→ **EXERCISE DESCRIPTION**:
Set down the full listing exactly as given. Any pictures are to be left out.

→ **GIVEN DATA**:
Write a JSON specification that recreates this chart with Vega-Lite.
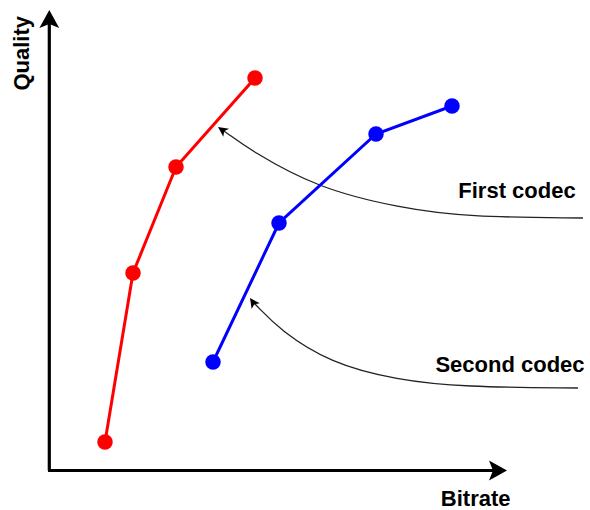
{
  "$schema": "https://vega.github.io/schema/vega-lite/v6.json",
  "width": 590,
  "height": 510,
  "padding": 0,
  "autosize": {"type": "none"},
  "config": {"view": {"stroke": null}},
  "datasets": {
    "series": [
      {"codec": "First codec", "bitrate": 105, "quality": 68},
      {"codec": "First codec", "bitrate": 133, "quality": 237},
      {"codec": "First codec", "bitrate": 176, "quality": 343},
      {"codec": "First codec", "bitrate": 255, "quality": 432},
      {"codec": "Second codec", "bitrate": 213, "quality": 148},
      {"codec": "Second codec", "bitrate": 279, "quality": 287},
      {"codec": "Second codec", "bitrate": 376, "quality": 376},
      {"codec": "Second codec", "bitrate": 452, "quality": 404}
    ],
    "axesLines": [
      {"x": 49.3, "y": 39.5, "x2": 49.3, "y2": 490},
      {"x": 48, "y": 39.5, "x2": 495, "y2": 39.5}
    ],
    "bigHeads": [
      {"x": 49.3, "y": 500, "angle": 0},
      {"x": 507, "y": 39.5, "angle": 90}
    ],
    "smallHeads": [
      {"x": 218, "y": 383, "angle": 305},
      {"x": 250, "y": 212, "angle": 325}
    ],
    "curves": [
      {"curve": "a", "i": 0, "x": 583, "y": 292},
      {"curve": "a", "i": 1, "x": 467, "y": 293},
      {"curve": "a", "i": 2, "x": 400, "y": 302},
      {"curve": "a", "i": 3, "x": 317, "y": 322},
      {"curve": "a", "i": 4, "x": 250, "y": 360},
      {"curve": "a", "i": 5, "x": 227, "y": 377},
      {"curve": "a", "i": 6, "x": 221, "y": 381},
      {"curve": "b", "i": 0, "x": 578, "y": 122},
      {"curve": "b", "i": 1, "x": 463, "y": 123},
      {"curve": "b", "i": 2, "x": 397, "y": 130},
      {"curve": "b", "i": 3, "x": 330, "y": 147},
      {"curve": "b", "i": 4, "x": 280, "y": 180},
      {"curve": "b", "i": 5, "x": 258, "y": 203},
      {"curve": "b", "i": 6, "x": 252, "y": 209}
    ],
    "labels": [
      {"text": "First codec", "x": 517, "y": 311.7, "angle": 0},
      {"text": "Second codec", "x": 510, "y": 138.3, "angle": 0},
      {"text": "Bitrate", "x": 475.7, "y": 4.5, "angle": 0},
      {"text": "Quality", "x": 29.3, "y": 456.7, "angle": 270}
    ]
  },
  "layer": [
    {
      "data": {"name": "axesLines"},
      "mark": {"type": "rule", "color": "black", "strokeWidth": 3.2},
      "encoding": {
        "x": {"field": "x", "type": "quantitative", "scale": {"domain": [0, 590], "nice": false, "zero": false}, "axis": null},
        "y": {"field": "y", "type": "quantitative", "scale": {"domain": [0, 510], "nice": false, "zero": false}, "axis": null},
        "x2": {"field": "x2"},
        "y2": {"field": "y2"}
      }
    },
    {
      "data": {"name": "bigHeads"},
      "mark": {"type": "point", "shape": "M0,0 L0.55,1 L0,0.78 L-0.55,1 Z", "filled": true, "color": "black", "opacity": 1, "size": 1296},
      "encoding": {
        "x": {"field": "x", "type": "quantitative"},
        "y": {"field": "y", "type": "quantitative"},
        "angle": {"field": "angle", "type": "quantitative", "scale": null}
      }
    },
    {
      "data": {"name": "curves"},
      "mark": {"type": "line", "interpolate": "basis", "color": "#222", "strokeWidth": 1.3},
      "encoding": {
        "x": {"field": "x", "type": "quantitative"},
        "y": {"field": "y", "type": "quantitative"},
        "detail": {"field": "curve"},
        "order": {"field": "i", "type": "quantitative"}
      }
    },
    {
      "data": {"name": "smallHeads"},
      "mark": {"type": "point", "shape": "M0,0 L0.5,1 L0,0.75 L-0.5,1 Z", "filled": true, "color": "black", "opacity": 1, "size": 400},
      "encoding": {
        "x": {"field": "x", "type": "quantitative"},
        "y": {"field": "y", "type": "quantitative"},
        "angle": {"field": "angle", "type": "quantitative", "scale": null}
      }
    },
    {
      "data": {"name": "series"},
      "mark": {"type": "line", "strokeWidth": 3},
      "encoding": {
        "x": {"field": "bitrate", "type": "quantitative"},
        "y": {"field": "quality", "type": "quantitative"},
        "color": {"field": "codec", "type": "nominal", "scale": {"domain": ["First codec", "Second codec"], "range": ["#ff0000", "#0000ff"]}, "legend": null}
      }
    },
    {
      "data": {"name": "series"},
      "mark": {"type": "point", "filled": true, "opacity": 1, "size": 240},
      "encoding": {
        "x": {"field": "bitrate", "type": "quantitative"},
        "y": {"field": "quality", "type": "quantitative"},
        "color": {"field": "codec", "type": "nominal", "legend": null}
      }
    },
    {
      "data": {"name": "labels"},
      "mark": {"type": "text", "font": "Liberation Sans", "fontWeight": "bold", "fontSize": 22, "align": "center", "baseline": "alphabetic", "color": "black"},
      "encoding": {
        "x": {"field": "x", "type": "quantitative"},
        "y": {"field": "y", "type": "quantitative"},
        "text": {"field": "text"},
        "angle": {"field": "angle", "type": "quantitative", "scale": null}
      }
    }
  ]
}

→ **SOLUTION**:
Write a JSON specification that recreates this chart with Vega-Lite.
{
  "$schema": "https://vega.github.io/schema/vega-lite/v6.json",
  "width": 590,
  "height": 510,
  "padding": 0,
  "autosize": {"type": "none"},
  "config": {"view": {"stroke": null}},
  "datasets": {
    "series": [
      {"codec": "First codec", "bitrate": 105, "quality": 68},
      {"codec": "First codec", "bitrate": 133, "quality": 237},
      {"codec": "First codec", "bitrate": 176, "quality": 343},
      {"codec": "First codec", "bitrate": 255, "quality": 432},
      {"codec": "Second codec", "bitrate": 213, "quality": 148},
      {"codec": "Second codec", "bitrate": 279, "quality": 287},
      {"codec": "Second codec", "bitrate": 376, "quality": 376},
      {"codec": "Second codec", "bitrate": 452, "quality": 404}
    ],
    "axesLines": [
      {"x": 49.3, "y": 39.5, "x2": 49.3, "y2": 490},
      {"x": 48, "y": 39.5, "x2": 495, "y2": 39.5}
    ],
    "bigHeads": [
      {"x": 49.3, "y": 500, "angle": 0},
      {"x": 507, "y": 39.5, "angle": 90}
    ],
    "smallHeads": [
      {"x": 218, "y": 383, "angle": 305},
      {"x": 250, "y": 212, "angle": 325}
    ],
    "curves": [
      {"curve": "a", "i": 0, "x": 583, "y": 292},
      {"curve": "a", "i": 1, "x": 467, "y": 293},
      {"curve": "a", "i": 2, "x": 400, "y": 302},
      {"curve": "a", "i": 3, "x": 317, "y": 322},
      {"curve": "a", "i": 4, "x": 250, "y": 360},
      {"curve": "a", "i": 5, "x": 227, "y": 377},
      {"curve": "a", "i": 6, "x": 221, "y": 381},
      {"curve": "b", "i": 0, "x": 578, "y": 122},
      {"curve": "b", "i": 1, "x": 463, "y": 123},
      {"curve": "b", "i": 2, "x": 397, "y": 130},
      {"curve": "b", "i": 3, "x": 330, "y": 147},
      {"curve": "b", "i": 4, "x": 280, "y": 180},
      {"curve": "b", "i": 5, "x": 258, "y": 203},
      {"curve": "b", "i": 6, "x": 252, "y": 209}
    ],
    "labels": [
      {"text": "First codec", "x": 517, "y": 311.7, "angle": 0},
      {"text": "Second codec", "x": 510, "y": 138.3, "angle": 0},
      {"text": "Bitrate", "x": 475.7, "y": 4.5, "angle": 0},
      {"text": "Quality", "x": 29.3, "y": 456.7, "angle": 270}
    ]
  },
  "layer": [
    {
      "data": {"name": "axesLines"},
      "mark": {"type": "rule", "color": "black", "strokeWidth": 3.2},
      "encoding": {
        "x": {"field": "x", "type": "quantitative", "scale": {"domain": [0, 590], "nice": false, "zero": false}, "axis": null},
        "y": {"field": "y", "type": "quantitative", "scale": {"domain": [0, 510], "nice": false, "zero": false}, "axis": null},
        "x2": {"field": "x2"},
        "y2": {"field": "y2"}
      }
    },
    {
      "data": {"name": "bigHeads"},
      "mark": {"type": "point", "shape": "M0,0 L0.55,1 L0,0.78 L-0.55,1 Z", "filled": true, "color": "black", "opacity": 1, "size": 1296},
      "encoding": {
        "x": {"field": "x", "type": "quantitative"},
        "y": {"field": "y", "type": "quantitative"},
        "angle": {"field": "angle", "type": "quantitative", "scale": null}
      }
    },
    {
      "data": {"name": "curves"},
      "mark": {"type": "line", "interpolate": "basis", "color": "#222", "strokeWidth": 1.3},
      "encoding": {
        "x": {"field": "x", "type": "quantitative"},
        "y": {"field": "y", "type": "quantitative"},
        "detail": {"field": "curve"},
        "order": {"field": "i", "type": "quantitative"}
      }
    },
    {
      "data": {"name": "smallHeads"},
      "mark": {"type": "point", "shape": "M0,0 L0.5,1 L0,0.75 L-0.5,1 Z", "filled": true, "color": "black", "opacity": 1, "size": 400},
      "encoding": {
        "x": {"field": "x", "type": "quantitative"},
        "y": {"field": "y", "type": "quantitative"},
        "angle": {"field": "angle", "type": "quantitative", "scale": null}
      }
    },
    {
      "data": {"name": "series"},
      "mark": {"type": "line", "strokeWidth": 3},
      "encoding": {
        "x": {"field": "bitrate", "type": "quantitative"},
        "y": {"field": "quality", "type": "quantitative"},
        "color": {"field": "codec", "type": "nominal", "scale": {"domain": ["First codec", "Second codec"], "range": ["#ff0000", "#0000ff"]}, "legend": null}
      }
    },
    {
      "data": {"name": "series"},
      "mark": {"type": "point", "filled": true, "opacity": 1, "size": 240},
      "encoding": {
        "x": {"field": "bitrate", "type": "quantitative"},
        "y": {"field": "quality", "type": "quantitative"},
        "color": {"field": "codec", "type": "nominal", "legend": null}
      }
    },
    {
      "data": {"name": "labels"},
      "mark": {"type": "text", "font": "Liberation Sans", "fontWeight": "bold", "fontSize": 22, "align": "center", "baseline": "alphabetic", "color": "black"},
      "encoding": {
        "x": {"field": "x", "type": "quantitative"},
        "y": {"field": "y", "type": "quantitative"},
        "text": {"field": "text"},
        "angle": {"field": "angle", "type": "quantitative", "scale": null}
      }
    }
  ]
}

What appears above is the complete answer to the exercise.